台車に荷物を乗せて運搬する時、牽引者が台車の握り手を持って引き上げます。20Kg以下の積載の場合は、モーターのスイッチは入りません。握り手の部分に20Kg以上の負荷がかかるとモーターのスイッチが自動的に入るようになっています。
モーターの力は人力の補助として働きます。下りる時、重い荷物の場合はモーター駆動でスピードコントロールしながら下ります。軽い荷物の場合は、モーターのスイッチを切断して手動で下りることが出来ます。電源の切られたモーターは逆回転してブレーキの役目を果たします。

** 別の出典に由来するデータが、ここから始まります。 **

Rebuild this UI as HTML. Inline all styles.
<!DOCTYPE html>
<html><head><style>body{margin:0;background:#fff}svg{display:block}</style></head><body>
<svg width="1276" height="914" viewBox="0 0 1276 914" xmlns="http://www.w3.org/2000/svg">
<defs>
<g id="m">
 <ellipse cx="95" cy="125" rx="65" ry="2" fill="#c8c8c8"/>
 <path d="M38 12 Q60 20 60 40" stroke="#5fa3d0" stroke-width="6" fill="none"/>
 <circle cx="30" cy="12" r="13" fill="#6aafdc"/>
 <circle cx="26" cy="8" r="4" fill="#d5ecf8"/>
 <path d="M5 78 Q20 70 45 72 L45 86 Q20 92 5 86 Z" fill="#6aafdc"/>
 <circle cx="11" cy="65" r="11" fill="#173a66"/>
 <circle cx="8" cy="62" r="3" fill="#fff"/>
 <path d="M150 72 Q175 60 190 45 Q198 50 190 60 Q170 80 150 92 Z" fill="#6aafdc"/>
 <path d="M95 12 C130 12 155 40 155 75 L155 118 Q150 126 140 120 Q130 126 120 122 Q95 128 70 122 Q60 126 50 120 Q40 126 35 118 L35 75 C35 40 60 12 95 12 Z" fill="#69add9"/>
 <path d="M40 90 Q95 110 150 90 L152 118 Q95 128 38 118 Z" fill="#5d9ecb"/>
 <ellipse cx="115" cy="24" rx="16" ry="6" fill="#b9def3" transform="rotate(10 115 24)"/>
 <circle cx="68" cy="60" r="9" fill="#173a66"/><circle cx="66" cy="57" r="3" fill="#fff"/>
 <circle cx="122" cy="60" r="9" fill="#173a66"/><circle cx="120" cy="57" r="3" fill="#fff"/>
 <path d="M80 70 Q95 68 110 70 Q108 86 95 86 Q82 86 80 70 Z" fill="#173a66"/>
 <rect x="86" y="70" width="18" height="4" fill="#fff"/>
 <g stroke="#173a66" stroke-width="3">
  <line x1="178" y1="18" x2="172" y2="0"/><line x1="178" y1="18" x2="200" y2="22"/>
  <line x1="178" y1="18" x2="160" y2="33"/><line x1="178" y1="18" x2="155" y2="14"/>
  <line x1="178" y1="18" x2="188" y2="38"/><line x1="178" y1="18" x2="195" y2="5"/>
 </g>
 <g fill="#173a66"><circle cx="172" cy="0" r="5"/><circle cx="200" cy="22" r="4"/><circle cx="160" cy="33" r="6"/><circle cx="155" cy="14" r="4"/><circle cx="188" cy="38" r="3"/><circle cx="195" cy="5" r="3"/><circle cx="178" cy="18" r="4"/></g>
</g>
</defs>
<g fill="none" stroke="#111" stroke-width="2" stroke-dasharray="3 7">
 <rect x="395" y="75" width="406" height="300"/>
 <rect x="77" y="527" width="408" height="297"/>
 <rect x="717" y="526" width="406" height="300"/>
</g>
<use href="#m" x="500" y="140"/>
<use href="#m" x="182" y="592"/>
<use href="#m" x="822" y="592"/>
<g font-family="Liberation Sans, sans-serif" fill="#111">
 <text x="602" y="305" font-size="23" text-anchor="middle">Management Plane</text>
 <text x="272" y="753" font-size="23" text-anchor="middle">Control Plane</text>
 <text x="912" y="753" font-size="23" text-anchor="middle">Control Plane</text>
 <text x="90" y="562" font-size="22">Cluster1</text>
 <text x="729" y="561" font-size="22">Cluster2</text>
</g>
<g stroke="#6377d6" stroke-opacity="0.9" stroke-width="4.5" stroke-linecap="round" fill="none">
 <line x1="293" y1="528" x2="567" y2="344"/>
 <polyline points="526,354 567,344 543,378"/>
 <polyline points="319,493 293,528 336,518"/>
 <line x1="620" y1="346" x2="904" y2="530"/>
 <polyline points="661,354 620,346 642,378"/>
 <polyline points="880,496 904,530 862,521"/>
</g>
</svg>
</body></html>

手元のレバーでモーターと昇降装置の接続を切り離すことにより、手動でいっそう軽く速やかに上がったり下りたりすることも出来ます。
(6)研究の先端性又は独創性
段差対応型階段昇降装置(電子制御式)を車椅子(台車)に取り付ける計画です。 自走できる全自動階段昇降車椅子(台車)ではありません。1人の牽引者で楽々階段昇降が出来る車椅子(台車)を前提に開発します。まずは、軽量・コンパクト(折りたたみ式)で安価な階段昇降車椅子(台車)を提供して、そのノ ウハウを基に自走型全自動階段昇降車椅子を開発する計画です。 先端技術ではありません。しかし最大の特徴は、軽量・コンパクトで安価な階段昇降車椅子(台車)を福祉社会や産業界に提供出来る事です。 |
(7)現在までに得られた研究成果 階段昇降装置を(7件の特許、請求項16の申請中)手動キャリーカートに取り付け、使用テスト中です。非常に回転も滑らかであり、従来にはまったくない軽量・コンパクトで製造コストの安い階段昇降装置が出来あがっています。 (8)研究上、解決すべき問題点 半自動昇降装置の原理は、機械的に操作されたもので、現在それを電子制御式にするため開発中です。安全、材質、強度、耐久、使いやすさ等の追加研究が必要です。 (9)研究協力者の略歴及びその者の技術的特色 信州大学工学部 教授 理学博士 中村八束 (10)特許 特許申請 海外申請10ヶ国、国内特許申請7件請求項16です。 |
(11)周辺技術への波及効果及び応用範囲
この階段昇降装置は、ベビーカー、ショッピングカート、大型旅行鞄等にも取り付けることが可能です。公団のマンションの82%がエレベーターのない建物であり、車椅子と同様、段差に苦労しているのが現状です。